When he arrived in San Francisco after his parole, he saw vast hordes of confused, naive, idealistic kids who looked up to him for his life experience and the seeming wisdom he spouted. Many of them, particularly the young girls, had had problems with their fathers and could relate to Charlie’s past, and he was astute enough to be able to pick them out. He became a paternal figure, one who could fill their empty lives with sex and the enlightenment of drugs. You can’t be in the same room with Charlie Manson and not be affected by his eyes—deep and penetrating, wild and hypnotic. He knew what his eyes could do and what effect they could have. He told us he had spent his early life getting the shit beaten out of him, and with his small stature, there was no way he could win a physical confrontation. So he compensated by invoking the force of his personality.
What he preached made perfect sense: pollution is destroying the environment, racial prejudice is ugly and destructive, love is right and hate is wrong. But once he had these lost souls in his sway, he instituted a highly structured delusional system that left him in complete control of their minds and bodies. He used sleep deprivation, sex, food control, and drugs to gain complete dominance, like a prisoner-of-war situation. Everything was black-and-white and only Charlie knew the truth. He’d strum his guitar and repeat his simple mantra over and over again: only Charlie could redeem the sick and rotting society.
The basic dynamics of leadership and group authority that Manson described for us we were to see repeated over the years in subsequent tragedies of similar dimension. The power over and understanding of inadequate people that Manson possessed would be revisited by the Reverend Jim Jones and the mass murder- suicide of his flock in Guyana, then again by David Koresh at the Branch Davidian compound in Waco, Texas, to name but two. And despite the glaring differences among these three men, what links them together is striking. Insight we got from talking to Manson and his followers contributed to our understanding of Koresh and his actions and other cults.
At the heart of it, the issue with Manson wasn’t this messianic vision but simple control. The "helter-skelter" preaching was a way to maintain the mind control. But as Manson came to realize, unless you can exert this control over your flock twenty-four hours a day, you risk losing it. David Koresh realized this and holed up his devotees in a rural fortress where they couldn’t leave or be away from his influence.
After listening to Manson, I believe that he did not plan or intend the murders of Sharon Tate and her friends; that, in fact,
he lost control
of the situation and his followers.
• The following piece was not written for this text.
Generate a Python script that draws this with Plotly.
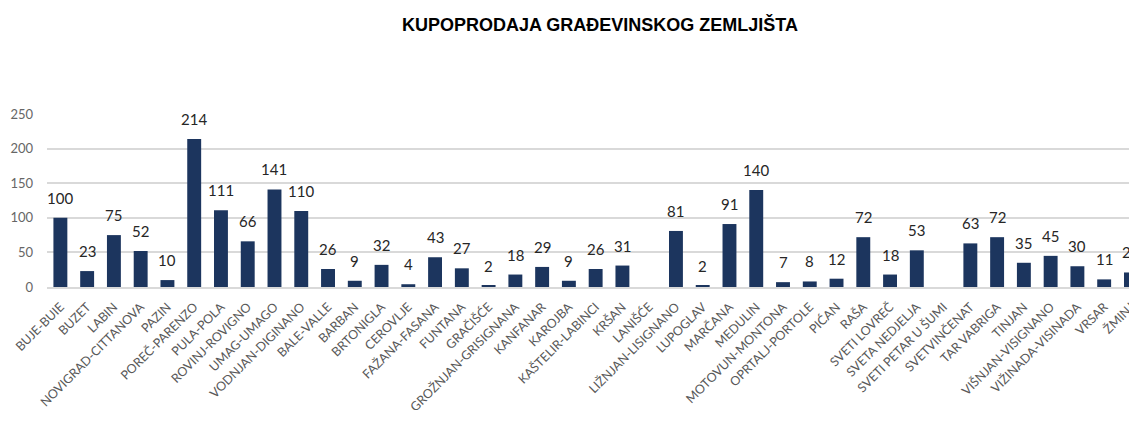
import plotly.graph_objects as go

categories = [
    "BUJE-BUIE", "BUZET", "LABIN", "NOVIGRAD-CITTANOVA", "PAZIN", "POREČ-PARENZO",
    "PULA-POLA", "ROVINJ-ROVIGNO", "UMAG-UMAGO", "VODNJAN-DIGINANO", "BALE-VALLE",
    "BARBAN", "BRTONIGLA", "CEROVLJE", "FAŽANA-FASANA", "FUNTANA", "GRAČIŠĆE",
    "GROŽNJAN-GRISIGNANA", "KANFANAR", "KAROJBA", "KAŠTELIR-LABINCI", "KRŠAN",
    "LANIŠĆE", "LIŽNJAN-LISIGNANO", "LUPOGLAV", "MARČANA", "MEDULIN",
    "MOTOVUN-MONTONA", "OPRTALJ-PORTOLE", "PIĆAN", "RAŠA", "SVETI LOVREČ",
    "SVETA NEDJELJA", "SVETI PETAR U ŠUMI", "SVETVINČENAT", "TAR VABRIGA", "TINJAN",
    "VIŠNJAN-VISIGNANO", "VIŽINADA-VISINADA", "VRSAR", "ŽMINJ",
]
values = [
    100, 23, 75, 52, 10, 214,
    111, 66, 141, 110, 26,
    9, 32, 4, 43, 27, 2,
    18, 29, 9, 26, 31,
    None, 81, 2, 91, 140,
    7, 8, 12, 72, 18,
    53, None, 63, 72, 35,
    45, 30, 11, 21,
]
y_ticks = [0, 50, 100, 150, 200, 250]
title_text = "KUPOPRODAJA GRAĐEVINSKOG ZEMLJIŠTA"

bar_color = "#1C355E"

fig = go.Figure()
fig.add_trace(go.Bar(
    x=categories,
    y=[v if v is not None else 0 for v in values],
    marker=dict(color=bar_color, line=dict(width=0)),
    hoverinfo="x+y",
))

annotations = []
for c, v in zip(categories, values):
    if v is None:
        continue
    annotations.append(dict(
        x=c, y=v, xref="x", yref="y", text=str(v), showarrow=False,
        yanchor="bottom", xanchor="center", yshift=9,
        font=dict(family="Lato", size=15, color="#262626"),
    ))

# page has an 8px body margin; figure is sized to end at the window edge
fig.update_layout(
    width=1129, height=416,
    paper_bgcolor="white", plot_bgcolor="white",
    margin=dict(l=39, r=0, t=106, b=137),
    bargap=0.48,
    showlegend=False,
    title=dict(
        text="<b>" + title_text + "</b>",
        x=592 / 1129, xanchor="center", xref="container",
        y=1 - 17 / 416, yanchor="middle", yref="container",
        font=dict(family="Liberation Sans Narrow, Liberation Sans, Arial", size=18, color="#000000"),
    ),
    annotations=annotations,
)
fig.update_xaxes(
    type="category",
    range=[-0.5, 40.04],
    tickangle=-45,
    tickfont=dict(family="Lato", size=12.5, color="#595959"),
    showgrid=False,
    showline=True, linecolor="#d9d9d9", linewidth=1.5,
    ticks="", ticklabelstandoff=6,
)
fig.update_yaxes(
    range=[0, 250],
    tickvals=y_ticks,
    tickfont=dict(family="Lato", size=13, color="#666666"),
    showgrid=True, gridcolor="#d9d9d9", gridwidth=1.5,
    zeroline=False,
    ticks="", ticklabelstandoff=13,
)

fig.write_html("out.html")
The choice of the site and victims was apparently arbitrary. One of the Manson girls had been there and thought there was money around. Tex Watson, the good-looking, all-American honor student from Texas, sought to rise in the hierarchy and rival Charlie for influence and authority. Zoned out like the others on LSD and having bought into the leader’s new tomorrow, Watson was the primary killer and led the mission to the Tate-Polanski house and encouraged the others to the ultimate depravities.
Then, when these inadequate nobodies came back and told Charlie what they had done, that helter-skelter had begun, he couldn’t very well back down and tell them they had taken him too seriously. That would have destroyed his power and authority. So he had to do them one better, as if he had intended the crime and its aftermath, leading them to the LaBianca home to do it again. But significantly, when I asked Manson why he hadn’t gone in and participated in the killings, he explained, as if we were dense, that he was on parole at the time and couldn’t risk his freedom by violating that.